Wilfred Burchett's career as a journalist reporting from war-torn areas all over the world was never far from controversy. A self-confessed communist sympathiser, Burchett wrote in Korea from "the other side", in an attempt to present balanced views of what was happening in Korea. He held Chinese press accreditation, and was not shy of exposing what he saw as Western deception in armistice negotiations, or reporting details of atrocities by UN forces in Korea.

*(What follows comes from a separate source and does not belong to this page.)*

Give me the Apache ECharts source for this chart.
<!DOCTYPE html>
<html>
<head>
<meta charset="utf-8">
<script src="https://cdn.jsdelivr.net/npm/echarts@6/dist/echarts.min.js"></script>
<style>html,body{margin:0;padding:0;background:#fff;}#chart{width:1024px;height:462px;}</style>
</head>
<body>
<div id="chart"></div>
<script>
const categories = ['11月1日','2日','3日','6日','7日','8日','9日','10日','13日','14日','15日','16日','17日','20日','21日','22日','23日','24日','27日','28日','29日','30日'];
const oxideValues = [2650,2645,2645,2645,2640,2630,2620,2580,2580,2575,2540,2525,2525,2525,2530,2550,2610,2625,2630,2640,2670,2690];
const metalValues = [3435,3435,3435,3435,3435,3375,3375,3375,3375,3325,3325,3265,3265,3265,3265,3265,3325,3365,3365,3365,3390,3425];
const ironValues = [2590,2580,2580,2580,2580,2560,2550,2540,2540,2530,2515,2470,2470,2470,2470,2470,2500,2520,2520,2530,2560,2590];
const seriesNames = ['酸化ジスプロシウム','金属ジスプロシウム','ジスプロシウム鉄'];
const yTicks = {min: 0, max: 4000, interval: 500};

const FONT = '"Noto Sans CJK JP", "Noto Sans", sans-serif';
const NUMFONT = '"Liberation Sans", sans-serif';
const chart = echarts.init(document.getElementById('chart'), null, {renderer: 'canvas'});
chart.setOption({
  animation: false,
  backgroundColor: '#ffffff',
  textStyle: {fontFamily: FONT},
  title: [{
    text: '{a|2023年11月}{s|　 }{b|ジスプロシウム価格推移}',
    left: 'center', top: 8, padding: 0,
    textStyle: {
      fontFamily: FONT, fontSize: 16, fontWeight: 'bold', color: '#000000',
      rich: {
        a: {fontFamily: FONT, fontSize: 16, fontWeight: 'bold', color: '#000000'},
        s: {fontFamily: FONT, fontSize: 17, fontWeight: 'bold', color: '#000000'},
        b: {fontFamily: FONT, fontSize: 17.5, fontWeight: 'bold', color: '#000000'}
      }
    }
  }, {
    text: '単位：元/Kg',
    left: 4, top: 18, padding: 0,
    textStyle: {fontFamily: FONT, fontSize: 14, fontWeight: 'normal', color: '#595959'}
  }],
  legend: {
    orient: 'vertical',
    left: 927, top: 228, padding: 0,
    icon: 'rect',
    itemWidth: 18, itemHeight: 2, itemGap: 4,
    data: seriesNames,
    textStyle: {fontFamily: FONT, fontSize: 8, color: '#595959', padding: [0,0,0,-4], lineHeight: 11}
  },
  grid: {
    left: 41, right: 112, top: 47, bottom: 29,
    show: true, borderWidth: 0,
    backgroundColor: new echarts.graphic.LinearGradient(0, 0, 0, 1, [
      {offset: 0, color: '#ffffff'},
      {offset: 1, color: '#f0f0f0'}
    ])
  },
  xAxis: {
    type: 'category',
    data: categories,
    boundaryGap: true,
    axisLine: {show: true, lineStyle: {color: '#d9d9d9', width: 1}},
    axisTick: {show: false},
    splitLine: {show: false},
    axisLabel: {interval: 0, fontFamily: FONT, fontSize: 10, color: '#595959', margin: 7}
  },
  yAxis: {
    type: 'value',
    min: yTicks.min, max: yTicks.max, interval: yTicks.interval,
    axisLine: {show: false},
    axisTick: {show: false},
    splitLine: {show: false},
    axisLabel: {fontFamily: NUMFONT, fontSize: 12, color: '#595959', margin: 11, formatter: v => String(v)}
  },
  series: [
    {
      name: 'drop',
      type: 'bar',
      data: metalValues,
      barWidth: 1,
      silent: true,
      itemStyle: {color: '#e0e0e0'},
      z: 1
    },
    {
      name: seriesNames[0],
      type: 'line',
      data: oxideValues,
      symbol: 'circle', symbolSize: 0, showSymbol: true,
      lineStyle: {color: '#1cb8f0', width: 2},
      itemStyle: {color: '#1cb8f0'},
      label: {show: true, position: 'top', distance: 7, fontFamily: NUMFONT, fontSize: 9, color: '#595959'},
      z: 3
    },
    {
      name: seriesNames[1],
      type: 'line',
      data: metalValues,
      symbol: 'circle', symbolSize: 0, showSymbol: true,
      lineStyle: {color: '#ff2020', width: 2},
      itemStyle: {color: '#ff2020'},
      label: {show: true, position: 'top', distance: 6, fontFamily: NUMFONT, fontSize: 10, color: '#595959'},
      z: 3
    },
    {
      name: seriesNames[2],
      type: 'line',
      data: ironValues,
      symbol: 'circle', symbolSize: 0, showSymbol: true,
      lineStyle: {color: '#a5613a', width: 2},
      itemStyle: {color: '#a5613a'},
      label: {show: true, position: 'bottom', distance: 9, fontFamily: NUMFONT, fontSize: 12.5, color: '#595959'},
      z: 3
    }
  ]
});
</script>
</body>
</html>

General William F. Dean, Commander of the 24th Division and the highest ranking UN POW, was claimed by the American government to have been killed by the North Koreans. Burchett revealed that Dean was actually alive and well. The journalist organised for photographs of Dean to be taken: the resulting publicity infuriated the Americans who were seeking to use Dean's death as leverage in negotiations with the North Koreans. Burchett also drew attention to what he saw as unacceptable treatment of North Korean POWs in UN camps in South Korea.
Reporting from "the other side" naturally attracted criticism in Australia. However, it was over the issue of UN POWs in Korea that Burchett became a cause célèbre.

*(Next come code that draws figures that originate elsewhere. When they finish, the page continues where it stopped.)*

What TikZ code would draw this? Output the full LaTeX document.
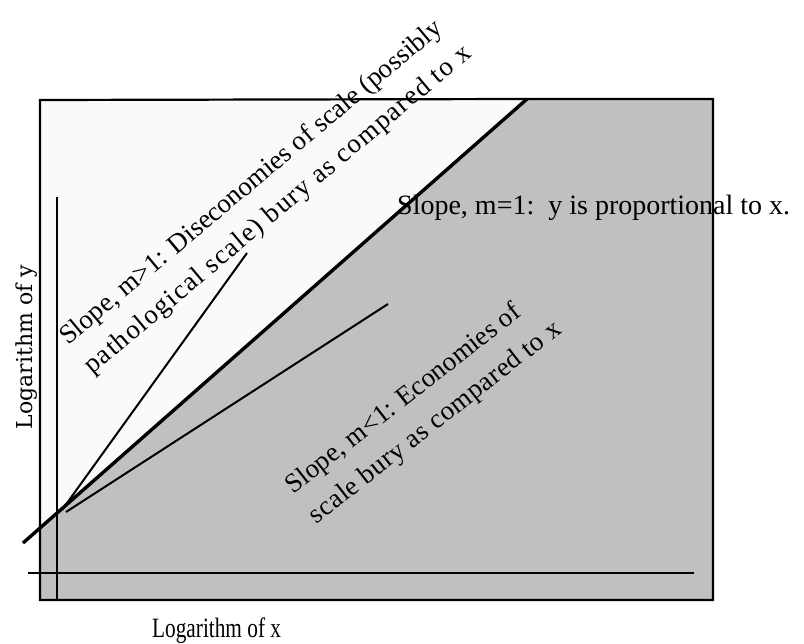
\documentclass[tikz,border=0pt]{standalone}
\usepackage{fontspec}
\setmainfont{Liberation Serif}
\newfontfamily\labfont{DejaVu Serif}
\newfontfamily\widefont[LetterSpace=5]{Liberation Serif}
\newfontfamily\semiwidefont[LetterSpace=2]{Liberation Serif}
\definecolor{lightfill}{HTML}{FAFAFA}
\definecolor{grayfill}{HTML}{C0C0C0}
\tikzset{
  border/.style={line width=2.2pt, line join=miter},
  thinline/.style={line width=2pt},
  thickline/.style={line width=3.4pt},
  axisline/.style={line width=2.2pt},
  dotlabel/.style={font=\fontsize{27}{38}\selectfont, align=left, inner sep=0pt},
}
\begin{document}
\begin{tikzpicture}[x=1pt,y=-1pt]
\useasboundingbox (0,0) rectangle (804,644);
% coordinates
\coordinate (tl) at (40,100);
\coordinate (tm) at (527,99);
\coordinate (tr) at (713,99);
\coordinate (br) at (713,600);
\coordinate (bl) at (40,600);
\coordinate (lm) at (40,528);
\coordinate (dstart) at (23,543);
\coordinate (sA) at (62,510);
\coordinate (sB) at (247,253);
\coordinate (hA) at (66,512);
\coordinate (hB) at (388,304);
\coordinate (yA) at (57,197);
\coordinate (yB) at (57,600);
\coordinate (xA) at (28,573);
\coordinate (xB) at (694,573);
% regions
\fill[lightfill] (tl) -- (tm) -- (lm) -- cycle;
\fill[grayfill] (tm) -- (tr) -- (br) -- (bl) -- (lm) -- cycle;
\draw[border] (lm) -- (tl) -- (tm) -- (tr) -- (br) -- (bl) -- (lm);
% lines
\draw[thickline] (dstart) -- (tm);
\draw[thinline] (sA) -- (sB);
\draw[thinline] (hA) -- (hB);
\draw[axisline] (yA) -- (yB);
\draw[axisline] (xA) -- (xB);
% labels
\node[anchor=base west, inner sep=0pt] (prop) at (397,215) {\fontsize{28}{28}\selectfont Slope, m=1:\ \ y is proportional to x.};
\node[anchor=base west, inner sep=0pt] (lx) at (152,637) {\scalebox{0.76}[1.0]{\fontsize{28}{28}\selectfont Logarithm of x}};
\node[rotate=90, anchor=base, inner sep=0pt] (ly) at (32,347) {\labfont\fontsize{22}{22}\selectfont Logarithm of y};
\node[dotlabel, rotate=40] (upper) at (266,196) {Slope, m>1: Diseconomies of scale (possibly\\{\widefont pathological scale) bury as compared to x}};
\node[dotlabel, rotate=38] (lower) at (424,408) {Slope, m<1: Economies of\\{\semiwidefont scale bury as compared to x}};
\end{tikzpicture}
\end{document}
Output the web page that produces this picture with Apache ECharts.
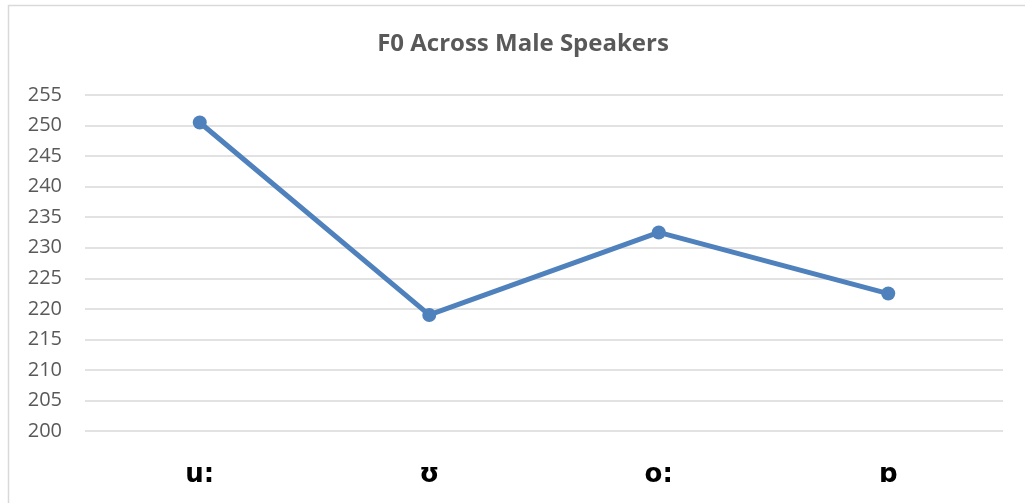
<!DOCTYPE html>
<html>
<head>
<meta charset="utf-8">
<script src="https://cdn.jsdelivr.net/npm/echarts@6/dist/echarts.min.js"></script>
<style>
  html, body { margin: 0; padding: 0; background: #fff; }
  #main { width: 1025px; height: 503px; }
</style>
</head>
<body>
<div id="main"></div>
<script>
// vowel categories and mean F0 (Hz)
const vowels = ["u:", "ʊ", "o:", "ɒ"];
const f0Values = [250.5, 219, 232.5, 222.5];
const yTicks = [200, 205, 210, 215, 220, 225, 230, 235, 240, 245, 250, 255];

let chart = echarts.init(document.getElementById("main"));
let option = {
  animation: false,
  backgroundColor: "#fff",
  // frame of the chart area
  graphic: [
    {
      type: "rect",
      shape: { x: 8.5, y: 5.5, width: 1100, height: 600 },
      style: { fill: "none", stroke: "#d9d9d9", lineWidth: 1.5 },
      silent: true,
    },
  ],
  title: {
    text: "F0 Across Male Speakers",
    left: 518,
    textAlign: "center",
    top: 27,
    textStyle: {
      fontFamily: "Open Sans",
      fontWeight: "bold",
      fontSize: 24,
      color: "#595959",
    },
  },
  grid: { left: 85, right: 22, top: 95, bottom: 72 },
  xAxis: {
    type: "category",
    data: vowels,
    boundaryGap: true,
    axisLine: { show: false },
    axisTick: { show: false },
    axisLabel: {
      margin: 31,
      fontFamily: "DejaVu Sans",
      fontWeight: "bold",
      fontSize: 26,
      color: "#000",
    },
  },
  yAxis: {
    type: "value",
    min: yTicks[0],
    max: yTicks[yTicks.length - 1],
    interval: 5,
    axisLine: { show: false },
    axisTick: { show: false },
    splitLine: { lineStyle: { color: "#d9d9d9", width: 1.5 } },
    axisLabel: {
      margin: 23,
      fontFamily: "Open Sans",
      fontSize: 20,
      color: "#595959",
    },
  },
  series: [
    {
      type: "line",
      data: f0Values,
      symbol: "circle",
      symbolSize: 14,
      color: "#4f81bd",
      lineStyle: { width: 5, color: "#4f81bd" },
      itemStyle: { color: "#4f81bd" },
    },
  ],
};
chart.setOption(option);
</script>
</body>
</html>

It is alleged that Burchett had unusually free access to the Chinese POW Command in Korea that held UN prisoners, and that he refused to help these POWs unless they co-operated with their captors. After visiting one POW camp, Burchett described it as a "luxury resort" - a statement that incensed POWs.
Another controversial charge against Burchett claims that he participated in and edited the "confessions" that were extracted from British and American POWs in the course of interrogations concerning alleged UN germ warfare weapons. Other POWs claimed Burchett used direct threats or told them news from the outside world that was intended to break down their morale.
There is little documentary evidence to support or deny these claims, apart from first-hand recollections by former POWs. Burchett and his supporters' protests against what they saw as unfair vilification of his role in Korea fell largely on deaf ears in Australia. He was denied a passport by the Australian government for many years, although no formal charges were ever made against him.
Wilfred Burchett died in 1983. The controversy about his activities in Korea remains heated and unresolved.